The Marbella market, by contrast, has demonstrated a structural resilience through multiple cycles that reflects the diversity of its demand — Scandinavian, Middle Eastern, Latin American, domestic Spanish, and a growing proportion of American buyers who have arrived in meaningful numbers since approximately 2021. The €1.5 million and above segment has not been immune to interest rate sensitivity, but it has not experienced the vacancy and distress cycles that have periodically affected lower-entry coastal markets.
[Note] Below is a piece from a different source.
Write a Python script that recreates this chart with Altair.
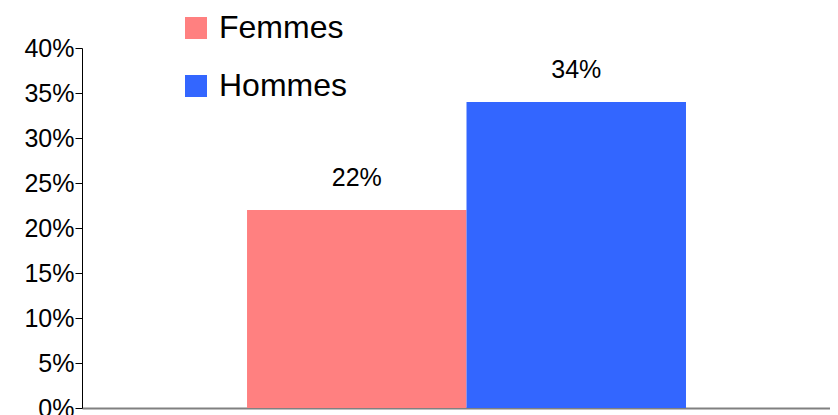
import altair as alt
import pandas as pd

categories = ["Femmes", "Hommes"]
values = [0.22, 0.34]
labels = ["22%", "34%"]
colors = ["#FF8080", "#3366FF"]

df = pd.DataFrame({"sexe": categories, "part": values, "label": labels})

FONT = "Liberation Sans, Arial, sans-serif"

x_enc = alt.X(
    "sexe:N",
    sort=categories,
    scale=alt.Scale(paddingInner=0, paddingOuter=0.704, align=0.534),
    axis=alt.Axis(labels=False, ticks=False, title=None, domainColor="#808080", domainWidth=2),
)
y_enc = alt.Y(
    "part:Q",
    scale=alt.Scale(domain=[0, 0.4], nice=False),
    axis=alt.Axis(
        format=".0%",
        values=[0, 0.05, 0.1, 0.15, 0.2, 0.25, 0.3, 0.35, 0.4],
        grid=False,
        title=None,
        labelFontSize=25,
        labelFont=FONT,
        labelColor="black",
        tickColor="black",
        tickSize=7,
        labelPadding=1,
        domainColor="black",
        domainWidth=1,
    ),
)

bars = alt.Chart(df).mark_bar(opacity=1).encode(
    x=x_enc,
    y=y_enc,
    color=alt.Color(
        "sexe:N",
        sort=categories,
        scale=alt.Scale(domain=categories, range=colors),
        legend=alt.Legend(
            title=None,
            orient="none",
            legendX=98,
            legendY=-36,
            symbolType="square",
            symbolSize=484,
            symbolStrokeWidth=0,
            symbolOpacity=1,
            labelFontSize=32,
            labelFont=FONT,
            labelColor="black",
            labelOffset=7,
            rowPadding=26,
        ),
    ),
)

text = alt.Chart(df).mark_text(
    baseline="alphabetic", dy=-24, fontSize=25, font=FONT, color="black"
).encode(
    x=alt.X("sexe:N", sort=categories),
    y=alt.Y("part:Q"),
    text="label:N",
)

chart = (
    alt.layer(bars, text)
    .properties(
        width=748,
        height=360,
        autosize=alt.AutoSizeParams(type="none"),
        padding={"left": 74, "top": 40, "right": 0, "bottom": 7},
    )
    .configure_view(stroke=None)
)

chart.save("out.html", embed_options={"renderer": "svg", "actions": False})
This is not an argument for one market over another. It is simply a description of what price buys beyond square metres and pool dimensions.
Observation
The three villas in Mazarrón will sell. They represent a coherent product at an honest price for a genuine if modest demand base, and the developer has made reasonable choices about specification and location within the constraints of their market. What the listing ultimately illustrates is less about Mazarrón specifically and more about the character of the Spanish coastal property market as a whole — a market that contains, within its borders, price points and buyer profiles that have almost nothing to do with one another, linked only by climate and by the broad category label of Mediterranean real estate. The distance between a €299,000 new-build in Murcia and a €3 million villa in Benahavís is not primarily geographic. It is a distance between different understandings of what property is for.